Input data
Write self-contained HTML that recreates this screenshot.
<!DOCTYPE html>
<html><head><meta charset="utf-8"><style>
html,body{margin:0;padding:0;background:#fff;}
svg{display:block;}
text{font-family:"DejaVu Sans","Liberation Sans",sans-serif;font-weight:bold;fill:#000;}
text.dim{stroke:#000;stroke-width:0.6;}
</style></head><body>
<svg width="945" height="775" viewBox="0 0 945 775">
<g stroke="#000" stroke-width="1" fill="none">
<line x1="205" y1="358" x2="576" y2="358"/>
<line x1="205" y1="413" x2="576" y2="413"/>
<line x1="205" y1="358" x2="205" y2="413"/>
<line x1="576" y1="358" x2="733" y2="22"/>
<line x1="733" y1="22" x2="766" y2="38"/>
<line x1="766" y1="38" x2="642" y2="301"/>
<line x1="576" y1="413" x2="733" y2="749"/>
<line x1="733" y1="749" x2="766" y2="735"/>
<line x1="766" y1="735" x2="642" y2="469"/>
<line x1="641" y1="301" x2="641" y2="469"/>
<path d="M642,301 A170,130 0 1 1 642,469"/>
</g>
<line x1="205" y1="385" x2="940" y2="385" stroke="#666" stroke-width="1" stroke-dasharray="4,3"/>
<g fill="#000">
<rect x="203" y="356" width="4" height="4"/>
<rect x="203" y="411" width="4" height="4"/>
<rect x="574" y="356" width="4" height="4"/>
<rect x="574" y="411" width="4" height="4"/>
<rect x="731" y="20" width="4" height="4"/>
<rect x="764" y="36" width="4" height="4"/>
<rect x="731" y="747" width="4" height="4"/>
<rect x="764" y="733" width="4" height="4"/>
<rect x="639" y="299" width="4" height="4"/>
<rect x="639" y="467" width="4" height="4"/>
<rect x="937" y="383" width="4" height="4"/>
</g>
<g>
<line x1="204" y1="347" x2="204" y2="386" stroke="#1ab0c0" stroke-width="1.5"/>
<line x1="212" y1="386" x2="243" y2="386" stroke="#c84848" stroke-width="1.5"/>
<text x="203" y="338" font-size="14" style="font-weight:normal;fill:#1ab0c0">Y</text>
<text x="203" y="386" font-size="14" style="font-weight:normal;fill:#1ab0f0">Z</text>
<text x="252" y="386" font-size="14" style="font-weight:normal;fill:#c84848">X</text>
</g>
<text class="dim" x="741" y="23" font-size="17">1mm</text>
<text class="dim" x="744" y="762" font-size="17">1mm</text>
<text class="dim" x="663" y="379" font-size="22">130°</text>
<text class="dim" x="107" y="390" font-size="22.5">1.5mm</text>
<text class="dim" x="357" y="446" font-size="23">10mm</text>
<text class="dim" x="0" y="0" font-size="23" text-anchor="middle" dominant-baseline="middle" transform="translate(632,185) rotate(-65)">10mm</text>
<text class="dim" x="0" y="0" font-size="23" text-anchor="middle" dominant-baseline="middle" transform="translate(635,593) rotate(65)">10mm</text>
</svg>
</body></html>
==
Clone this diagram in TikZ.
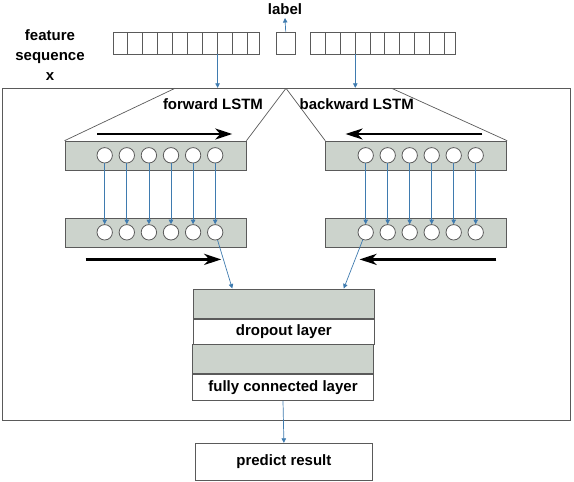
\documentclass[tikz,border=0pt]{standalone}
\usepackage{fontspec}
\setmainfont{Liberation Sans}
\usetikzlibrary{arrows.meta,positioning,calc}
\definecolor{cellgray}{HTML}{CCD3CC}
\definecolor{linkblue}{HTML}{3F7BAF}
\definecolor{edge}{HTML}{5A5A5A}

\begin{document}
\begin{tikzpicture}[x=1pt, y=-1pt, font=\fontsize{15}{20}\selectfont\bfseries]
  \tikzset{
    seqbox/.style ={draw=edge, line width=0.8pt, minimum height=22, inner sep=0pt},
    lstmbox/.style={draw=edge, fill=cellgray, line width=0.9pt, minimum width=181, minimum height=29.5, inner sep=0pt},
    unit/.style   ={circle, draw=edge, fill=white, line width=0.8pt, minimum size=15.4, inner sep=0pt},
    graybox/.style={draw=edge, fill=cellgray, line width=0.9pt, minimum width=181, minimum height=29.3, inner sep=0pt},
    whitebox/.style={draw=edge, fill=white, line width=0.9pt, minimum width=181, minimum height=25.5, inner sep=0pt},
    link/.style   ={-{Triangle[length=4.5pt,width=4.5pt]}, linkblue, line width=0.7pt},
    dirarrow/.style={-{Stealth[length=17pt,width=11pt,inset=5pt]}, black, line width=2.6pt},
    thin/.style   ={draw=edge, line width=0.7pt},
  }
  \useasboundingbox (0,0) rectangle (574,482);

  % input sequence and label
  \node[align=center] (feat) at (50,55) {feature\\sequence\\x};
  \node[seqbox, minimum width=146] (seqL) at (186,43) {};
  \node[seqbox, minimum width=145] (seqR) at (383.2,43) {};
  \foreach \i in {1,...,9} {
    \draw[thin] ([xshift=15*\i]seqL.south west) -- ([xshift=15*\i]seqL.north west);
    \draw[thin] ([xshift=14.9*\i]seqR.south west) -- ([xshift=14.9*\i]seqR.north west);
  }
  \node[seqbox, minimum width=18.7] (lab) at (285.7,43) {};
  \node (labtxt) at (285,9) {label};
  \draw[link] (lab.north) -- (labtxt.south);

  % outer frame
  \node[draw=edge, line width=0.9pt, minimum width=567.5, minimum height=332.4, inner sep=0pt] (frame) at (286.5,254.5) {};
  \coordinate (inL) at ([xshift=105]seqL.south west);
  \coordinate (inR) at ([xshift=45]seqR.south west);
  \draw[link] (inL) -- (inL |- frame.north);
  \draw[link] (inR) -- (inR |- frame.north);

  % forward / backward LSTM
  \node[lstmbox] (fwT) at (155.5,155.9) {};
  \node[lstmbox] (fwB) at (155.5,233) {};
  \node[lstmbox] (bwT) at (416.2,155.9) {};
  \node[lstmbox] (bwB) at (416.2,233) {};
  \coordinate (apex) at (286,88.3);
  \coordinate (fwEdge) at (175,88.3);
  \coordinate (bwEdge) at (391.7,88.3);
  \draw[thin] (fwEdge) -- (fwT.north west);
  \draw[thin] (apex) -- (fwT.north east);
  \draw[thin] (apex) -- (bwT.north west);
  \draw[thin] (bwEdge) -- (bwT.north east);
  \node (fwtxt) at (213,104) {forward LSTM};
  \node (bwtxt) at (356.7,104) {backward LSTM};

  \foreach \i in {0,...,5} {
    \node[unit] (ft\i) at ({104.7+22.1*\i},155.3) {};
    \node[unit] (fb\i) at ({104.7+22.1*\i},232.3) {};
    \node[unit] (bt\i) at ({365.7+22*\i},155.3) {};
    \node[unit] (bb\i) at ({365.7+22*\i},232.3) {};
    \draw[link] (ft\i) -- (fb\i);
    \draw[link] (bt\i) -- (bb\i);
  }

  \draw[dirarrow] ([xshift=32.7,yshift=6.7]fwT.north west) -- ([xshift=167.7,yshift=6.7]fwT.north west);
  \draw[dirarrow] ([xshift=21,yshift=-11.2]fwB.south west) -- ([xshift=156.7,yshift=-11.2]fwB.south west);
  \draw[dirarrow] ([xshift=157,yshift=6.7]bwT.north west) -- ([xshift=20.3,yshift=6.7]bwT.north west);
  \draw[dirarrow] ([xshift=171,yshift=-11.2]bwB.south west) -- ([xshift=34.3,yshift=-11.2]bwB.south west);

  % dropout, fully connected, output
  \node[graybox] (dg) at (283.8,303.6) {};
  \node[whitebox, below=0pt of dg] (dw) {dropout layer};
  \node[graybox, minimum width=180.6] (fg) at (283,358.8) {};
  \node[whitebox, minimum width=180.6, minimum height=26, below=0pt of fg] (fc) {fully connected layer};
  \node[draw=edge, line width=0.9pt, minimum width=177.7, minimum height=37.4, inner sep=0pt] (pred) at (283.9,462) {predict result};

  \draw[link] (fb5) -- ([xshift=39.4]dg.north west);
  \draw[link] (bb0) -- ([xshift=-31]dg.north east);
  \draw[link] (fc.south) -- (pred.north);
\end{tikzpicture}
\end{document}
--
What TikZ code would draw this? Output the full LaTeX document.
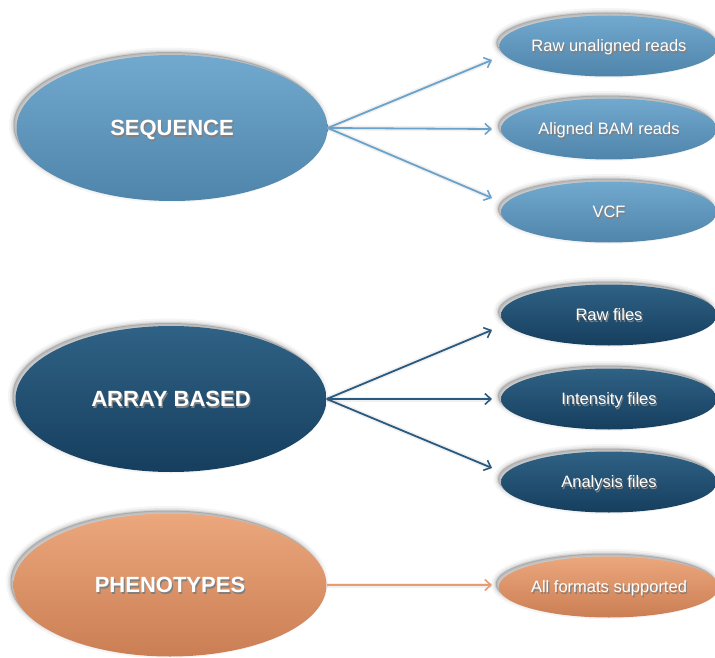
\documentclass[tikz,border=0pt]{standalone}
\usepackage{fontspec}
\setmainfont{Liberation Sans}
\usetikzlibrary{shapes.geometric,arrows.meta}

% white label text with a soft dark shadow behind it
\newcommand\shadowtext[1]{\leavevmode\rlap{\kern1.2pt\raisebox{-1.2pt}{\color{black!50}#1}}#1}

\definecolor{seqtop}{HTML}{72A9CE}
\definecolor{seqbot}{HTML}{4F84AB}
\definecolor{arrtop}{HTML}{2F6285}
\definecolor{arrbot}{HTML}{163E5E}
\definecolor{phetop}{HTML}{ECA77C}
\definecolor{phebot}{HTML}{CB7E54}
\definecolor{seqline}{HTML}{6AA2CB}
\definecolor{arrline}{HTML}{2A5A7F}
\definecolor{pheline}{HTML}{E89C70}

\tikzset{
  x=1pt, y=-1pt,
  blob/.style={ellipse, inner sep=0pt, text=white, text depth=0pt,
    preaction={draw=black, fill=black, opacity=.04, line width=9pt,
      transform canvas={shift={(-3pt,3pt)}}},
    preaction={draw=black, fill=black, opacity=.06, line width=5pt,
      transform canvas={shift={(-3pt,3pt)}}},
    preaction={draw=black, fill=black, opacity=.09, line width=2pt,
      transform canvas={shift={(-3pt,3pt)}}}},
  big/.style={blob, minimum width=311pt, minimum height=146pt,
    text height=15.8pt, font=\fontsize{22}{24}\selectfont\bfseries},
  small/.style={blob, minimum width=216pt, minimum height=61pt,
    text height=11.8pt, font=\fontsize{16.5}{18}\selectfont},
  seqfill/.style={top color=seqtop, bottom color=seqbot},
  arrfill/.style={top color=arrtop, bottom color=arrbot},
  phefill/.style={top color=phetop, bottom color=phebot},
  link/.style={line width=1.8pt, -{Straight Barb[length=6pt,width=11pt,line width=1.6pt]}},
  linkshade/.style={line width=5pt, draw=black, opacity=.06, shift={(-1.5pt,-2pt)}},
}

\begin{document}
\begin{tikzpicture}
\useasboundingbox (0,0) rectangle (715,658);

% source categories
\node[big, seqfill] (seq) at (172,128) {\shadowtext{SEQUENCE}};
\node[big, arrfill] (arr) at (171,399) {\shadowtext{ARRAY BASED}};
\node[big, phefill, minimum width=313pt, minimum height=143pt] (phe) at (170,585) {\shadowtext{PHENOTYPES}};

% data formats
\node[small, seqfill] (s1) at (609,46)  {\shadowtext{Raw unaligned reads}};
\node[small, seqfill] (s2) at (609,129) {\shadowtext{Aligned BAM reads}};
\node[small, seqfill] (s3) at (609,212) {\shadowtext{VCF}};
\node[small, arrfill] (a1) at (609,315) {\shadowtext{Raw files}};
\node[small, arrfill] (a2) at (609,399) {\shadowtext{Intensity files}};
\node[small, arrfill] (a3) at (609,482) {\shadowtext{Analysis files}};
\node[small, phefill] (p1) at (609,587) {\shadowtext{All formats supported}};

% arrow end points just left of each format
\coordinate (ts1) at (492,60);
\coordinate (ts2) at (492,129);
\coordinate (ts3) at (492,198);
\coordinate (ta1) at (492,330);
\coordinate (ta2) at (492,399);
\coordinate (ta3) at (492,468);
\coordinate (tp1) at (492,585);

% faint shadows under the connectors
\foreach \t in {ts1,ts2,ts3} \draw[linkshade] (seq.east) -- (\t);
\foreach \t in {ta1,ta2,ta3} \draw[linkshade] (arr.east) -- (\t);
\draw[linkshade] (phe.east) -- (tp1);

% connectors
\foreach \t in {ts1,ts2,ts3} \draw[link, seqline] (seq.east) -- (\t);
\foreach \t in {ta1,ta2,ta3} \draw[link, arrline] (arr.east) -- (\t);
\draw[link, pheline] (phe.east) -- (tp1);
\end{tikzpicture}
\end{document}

Goal
Scan the entries above and work out how many lines include the word "this"; the reply is that number alone.

Written solution
3